Na academia brasileira, difundiu-se leitura heterodoxa da obra de Keynes que considera que a poupança macroeconômica, isto é, a diferença entre a renda nacional total e o consumo, não resulta dos incentivos. A poupança seria um resíduo em que os incentivos, as escolhas individuais
e, consequentemente, a escolha entre o presente e o futuro não teriam
nenhum papel em sua determinação.
Em última instância, as famílias chinesas poupam metade de sua renda disponível não devido às necessidades de acumular recursos para a aposentadoria, custear o estudo superior dos filhos, se preparar para emergências com saúde etc.
Na visão delirante dos heterodoxos brasileiros, a poupança chinesa é elevada porque o câmbio é artificialmente desvalorizado, a conta de capital é fechada, os juros são baixos e, talvez, devido ao fato de boa parcela do setor produtivo ser estatal.

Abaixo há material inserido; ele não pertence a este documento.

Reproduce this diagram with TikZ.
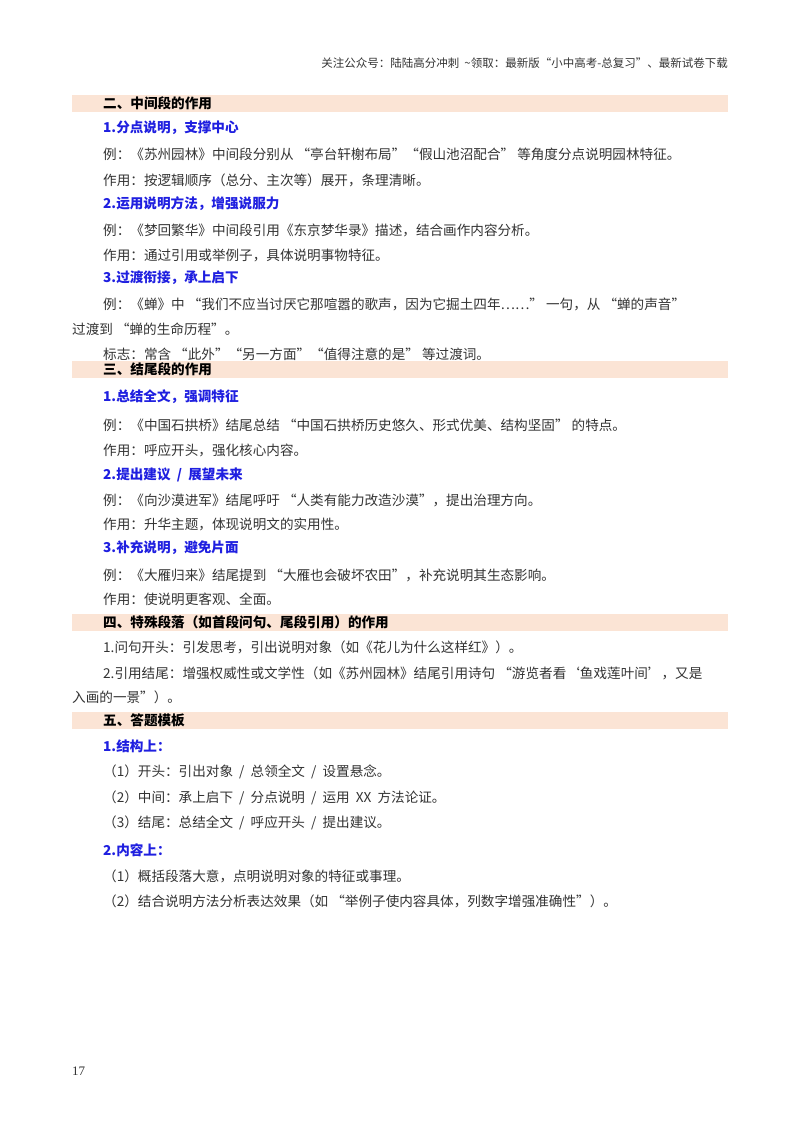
\documentclass[tikz,border=0pt]{standalone}
\usepackage{fontspec}
\setmainfont{Noto Sans CJK SC}
\newfontfamily\numfont{Liberation Serif}
\definecolor{band}{HTML}{FBE4D5}
\definecolor{hblue}{HTML}{1F1FE0}
\definecolor{txt}{HTML}{333333}
\begin{document}
\begin{tikzpicture}[x=1pt,y=-1pt,
  body/.style={anchor=west,inner sep=0,font=\fontsize{13.6}{16}\selectfont,text=txt},
  full/.style={body,text width=#1,align=justify},
  sub/.style={anchor=west,inner sep=0,font=\fontsize{13.6}{16}\selectfont\bfseries,text=hblue},
  head/.style={anchor=west,inner sep=0,font=\fontsize{13.6}{16}\selectfont\bfseries,text=black}]
\useasboundingbox (0,0) rectangle (800,1132);
\fill[white] (0,0) rectangle (800,1132);
\foreach \yy in {103,369,622,720} \fill[band] (72,\yy-8.5) rectangle (728,\yy+8.5);
\node[anchor=east,inner sep=0,font=\fontsize{11.5}{13}\selectfont,text=txt] (hdr) at (728,63) {关注公众号：陆陆高分冲刺\ \ \textasciitilde 领取：最新版“小中高考-总复习”、最新试卷下载};
\node[head] (h2) at (103,103) {二、中间段的作用};
\node[sub] (s21) at (103,128) {1.分点说明，支撑中心};
\node[body] (b1) at (103,154) {例：《苏州园林》中间段分别从 “亭台轩榭布局”“假山池沼配合” 等角度分点说明园林特征。};
\node[body] (b2) at (103,180) {作用：按逻辑顺序（总分、主次等）展开，条理清晰。};
\node[sub] (s22) at (103,204) {2.运用说明方法，增强说服力};
\node[body] (b3) at (103,230) {例：《梦回繁华》中间段引用《东京梦华录》描述，结合画作内容分析。};
\node[body] (b4) at (103,255) {作用：通过引用或举例子，具体说明事物特征。};
\node[sub] (s23) at (103,278) {3.过渡衔接，承上启下};
\node[full=620pt] (b5) at (103,304) {\parfillskip=0pt 例：《蝉》中 “我们不应当讨厌它那喧嚣的歌声，因为它掘土四年……” 一句，从 “蝉的声音”};
\node[body] (b6) at (72,329) {过渡到 “蝉的生命历程”。};
\node[body] (b7) at (103,354) {标志：常含 “此外”“另一方面”“值得注意的是” 等过渡词。};
\node[head] (h3) at (103,369) {三、结尾段的作用};
\node[sub] (s31) at (103,397) {1.总结全文，强调特征};
\node[body] (b8) at (103,425) {例：《中国石拱桥》结尾总结 “中国石拱桥历史悠久、形式优美、结构坚固” 的特点。};
\node[body] (b9) at (103,450) {作用：呼应开头，强化核心内容。};
\node[sub] (s32) at (103,475) {2.提出建议\ \ /\ \ 展望未来};
\node[body] (b10) at (103,500) {例：《向沙漠进军》结尾呼吁 “人类有能力改造沙漠”，提出治理方向。};
\node[body] (b11) at (103,524) {作用：升华主题，体现说明文的实用性。};
\node[sub] (s33) at (103,548) {3.补充说明，避免片面};
\node[body] (b12) at (103,575) {例：《大雁归来》结尾提到 “大雁也会破坏农田”，补充说明其生态影响。};
\node[body] (b13) at (103,599) {作用：使说明更客观、全面。};
\node[head] (h4) at (103,622) {四、特殊段落（如首段问句、尾段引用）的作用};
\node[body] (b14) at (103,647) {1.问句开头：引发思考，引出说明对象（如《花儿为什么这样红》）。};
\node[full=624pt] (b15) at (103,673) {\parfillskip=0pt 2.引用结尾：增强权威性或文学性（如《苏州园林》结尾引用诗句 “游览者看‘鱼戏莲叶间’，又是};
\node[body] (b16) at (72,697) {入画的一景”）。};
\node[head] (h5) at (103,720) {五、答题模板};
\node[sub] (s51) at (103,746) {1.结构上：};
\node[body] (b17) at (103,772) {（1）开头：引出对象\ \ /\ \ 总领全文\ \ /\ \ 设置悬念。};
\node[body] (b18) at (103,798) {（2）中间：承上启下\ \ /\ \ 分点说明\ \ /\ \ 运用\ \ XX\ \ 方法论证。};
\node[body] (b19) at (103,823) {（3）结尾：总结全文\ \ /\ \ 呼应开头\ \ /\ \ 提出建议。};
\node[sub] (s52) at (103,850) {2.内容上：};
\node[body] (b20) at (103,876) {（1）概括段落大意，点明说明对象的特征或事理。};
\node[body] (b21) at (103,901) {（2）结合说明方法分析表达效果（如 “举例子使内容具体，列数字增强准确性”）。};
\node[body,font=\numfont\fontsize{13}{15}\selectfont] (pg) at (72,1071) {17};
\end{tikzpicture}
\end{document}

Não me pergunte qual a relação desses itens com a escolha das famílias de consumir
somente metade de suas rendas.
Assim, para a heterodoxia brasileira, nós poderíamos replicar por aqui as políticas macroeconômicas chinesas sem problemas, pois naturalmente a poupança iria se elevar e faria com que a conta fechasse.
Tentamos esse diagnóstico no primeiro mandato de Dilma. Os resultados foram ruins.
A leitura padrão é mais aderente aos fatos. Os incentivos microeconômicos e a percepção de risco determinam a poupança. Sociedades com poupança elevada apresentam juros reais de equilíbrio baixos. Há, portanto, espaço para que os formuladores de política econômica operem em regime de câmbio fixo ou fortemente administrado, fechem a conta de capital e pratiquem juros baixos. A causalidade é a inversa da que os heterodoxos pensam.